- Your instructions: Reproduce exactly the lines below, from the first one through the line containing "cum = np.cumsum(np.array(series), axis=0)", and omit any pictures.

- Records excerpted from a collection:
--------------------------------
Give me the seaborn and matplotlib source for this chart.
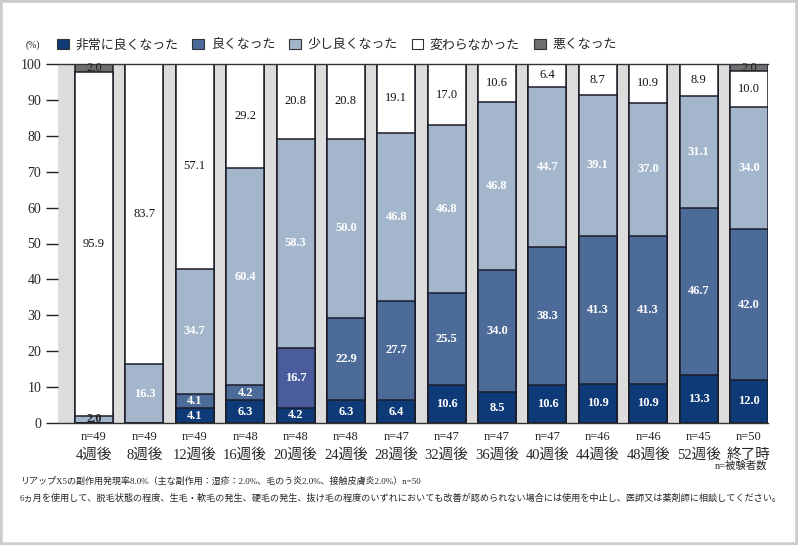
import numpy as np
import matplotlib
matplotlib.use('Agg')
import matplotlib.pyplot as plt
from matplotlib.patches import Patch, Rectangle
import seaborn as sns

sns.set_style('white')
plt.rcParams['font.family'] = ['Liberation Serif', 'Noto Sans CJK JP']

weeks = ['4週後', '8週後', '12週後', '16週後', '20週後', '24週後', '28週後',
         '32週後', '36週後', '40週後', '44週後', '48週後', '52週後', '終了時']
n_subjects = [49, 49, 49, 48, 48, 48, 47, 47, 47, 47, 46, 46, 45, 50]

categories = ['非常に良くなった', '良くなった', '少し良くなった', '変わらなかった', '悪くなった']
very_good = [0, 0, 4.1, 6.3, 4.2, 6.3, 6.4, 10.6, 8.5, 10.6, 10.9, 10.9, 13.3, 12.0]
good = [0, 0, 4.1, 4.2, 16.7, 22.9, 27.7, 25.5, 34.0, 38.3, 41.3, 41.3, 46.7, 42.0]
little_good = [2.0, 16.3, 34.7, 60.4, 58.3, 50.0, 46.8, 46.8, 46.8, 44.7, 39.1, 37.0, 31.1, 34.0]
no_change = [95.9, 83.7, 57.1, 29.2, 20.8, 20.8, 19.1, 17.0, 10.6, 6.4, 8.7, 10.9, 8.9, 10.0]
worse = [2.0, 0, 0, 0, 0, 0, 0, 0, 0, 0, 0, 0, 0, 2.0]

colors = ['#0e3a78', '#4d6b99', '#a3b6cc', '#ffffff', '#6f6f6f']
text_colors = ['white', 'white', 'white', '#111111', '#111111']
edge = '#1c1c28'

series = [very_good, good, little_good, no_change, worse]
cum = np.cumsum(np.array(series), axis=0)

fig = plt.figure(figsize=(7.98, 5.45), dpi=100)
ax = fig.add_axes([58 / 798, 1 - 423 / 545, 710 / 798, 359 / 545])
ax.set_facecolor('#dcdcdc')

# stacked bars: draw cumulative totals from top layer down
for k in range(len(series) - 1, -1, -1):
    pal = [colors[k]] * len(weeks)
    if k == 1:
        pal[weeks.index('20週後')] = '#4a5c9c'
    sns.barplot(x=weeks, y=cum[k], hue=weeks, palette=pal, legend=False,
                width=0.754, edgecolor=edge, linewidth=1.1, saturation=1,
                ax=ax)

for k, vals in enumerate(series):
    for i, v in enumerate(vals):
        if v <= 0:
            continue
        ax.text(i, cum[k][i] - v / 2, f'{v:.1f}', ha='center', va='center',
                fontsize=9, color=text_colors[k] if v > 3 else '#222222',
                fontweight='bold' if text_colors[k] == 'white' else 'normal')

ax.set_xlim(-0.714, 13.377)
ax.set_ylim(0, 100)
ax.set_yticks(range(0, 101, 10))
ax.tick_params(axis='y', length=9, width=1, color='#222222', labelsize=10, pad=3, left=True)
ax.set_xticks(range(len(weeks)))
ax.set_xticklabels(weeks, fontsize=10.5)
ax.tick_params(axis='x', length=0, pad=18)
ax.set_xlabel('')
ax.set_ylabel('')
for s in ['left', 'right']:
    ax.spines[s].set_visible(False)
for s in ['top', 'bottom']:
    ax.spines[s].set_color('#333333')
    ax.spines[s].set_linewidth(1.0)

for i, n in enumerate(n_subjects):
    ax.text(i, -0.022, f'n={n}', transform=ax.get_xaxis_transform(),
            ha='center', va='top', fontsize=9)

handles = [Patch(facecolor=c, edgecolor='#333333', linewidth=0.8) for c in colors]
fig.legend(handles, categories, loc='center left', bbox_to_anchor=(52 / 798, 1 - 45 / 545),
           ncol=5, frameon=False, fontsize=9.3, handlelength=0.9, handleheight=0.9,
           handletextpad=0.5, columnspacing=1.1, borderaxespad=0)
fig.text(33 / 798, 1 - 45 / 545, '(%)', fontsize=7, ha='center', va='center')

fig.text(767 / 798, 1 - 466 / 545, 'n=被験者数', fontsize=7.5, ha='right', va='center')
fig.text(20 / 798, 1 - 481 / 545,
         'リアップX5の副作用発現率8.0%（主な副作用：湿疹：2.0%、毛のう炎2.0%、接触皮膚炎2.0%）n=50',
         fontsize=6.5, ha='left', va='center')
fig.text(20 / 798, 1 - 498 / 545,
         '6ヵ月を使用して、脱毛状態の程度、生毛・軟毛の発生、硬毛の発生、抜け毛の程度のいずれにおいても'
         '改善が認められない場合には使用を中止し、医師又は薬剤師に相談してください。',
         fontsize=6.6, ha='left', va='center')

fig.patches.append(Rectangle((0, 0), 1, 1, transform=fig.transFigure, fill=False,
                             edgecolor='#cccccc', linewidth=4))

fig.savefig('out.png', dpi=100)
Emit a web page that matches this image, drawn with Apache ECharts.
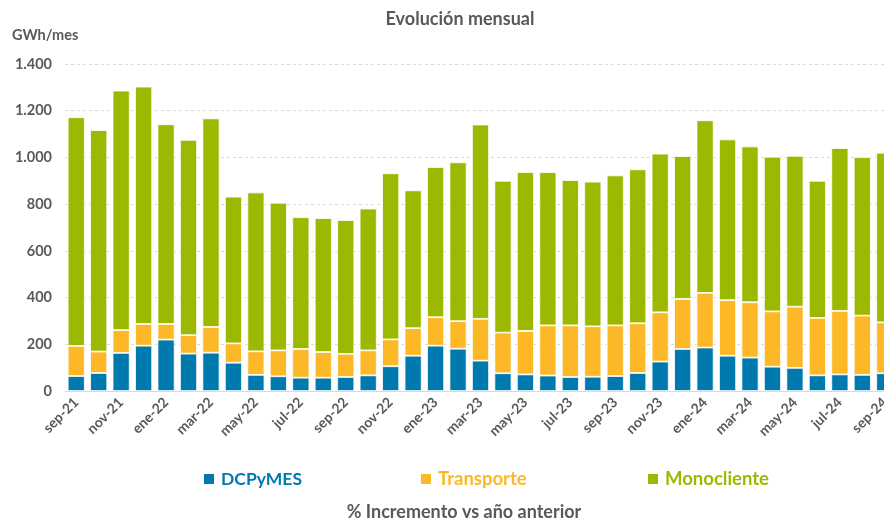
--------------------------------
- Answer for this exercise:
Give me the seaborn and matplotlib source for this chart.
import numpy as np
import matplotlib
matplotlib.use('Agg')
import matplotlib.pyplot as plt
from matplotlib.patches import Patch, Rectangle
import seaborn as sns

sns.set_style('white')
plt.rcParams['font.family'] = ['Liberation Serif', 'Noto Sans CJK JP']

weeks = ['4週後', '8週後', '12週後', '16週後', '20週後', '24週後', '28週後',
         '32週後', '36週後', '40週後', '44週後', '48週後', '52週後', '終了時']
n_subjects = [49, 49, 49, 48, 48, 48, 47, 47, 47, 47, 46, 46, 45, 50]

categories = ['非常に良くなった', '良くなった', '少し良くなった', '変わらなかった', '悪くなった']
very_good = [0, 0, 4.1, 6.3, 4.2, 6.3, 6.4, 10.6, 8.5, 10.6, 10.9, 10.9, 13.3, 12.0]
good = [0, 0, 4.1, 4.2, 16.7, 22.9, 27.7, 25.5, 34.0, 38.3, 41.3, 41.3, 46.7, 42.0]
little_good = [2.0, 16.3, 34.7, 60.4, 58.3, 50.0, 46.8, 46.8, 46.8, 44.7, 39.1, 37.0, 31.1, 34.0]
no_change = [95.9, 83.7, 57.1, 29.2, 20.8, 20.8, 19.1, 17.0, 10.6, 6.4, 8.7, 10.9, 8.9, 10.0]
worse = [2.0, 0, 0, 0, 0, 0, 0, 0, 0, 0, 0, 0, 0, 2.0]

colors = ['#0e3a78', '#4d6b99', '#a3b6cc', '#ffffff', '#6f6f6f']
text_colors = ['white', 'white', 'white', '#111111', '#111111']
edge = '#1c1c28'

series = [very_good, good, little_good, no_change, worse]
cum = np.cumsum(np.array(series), axis=0)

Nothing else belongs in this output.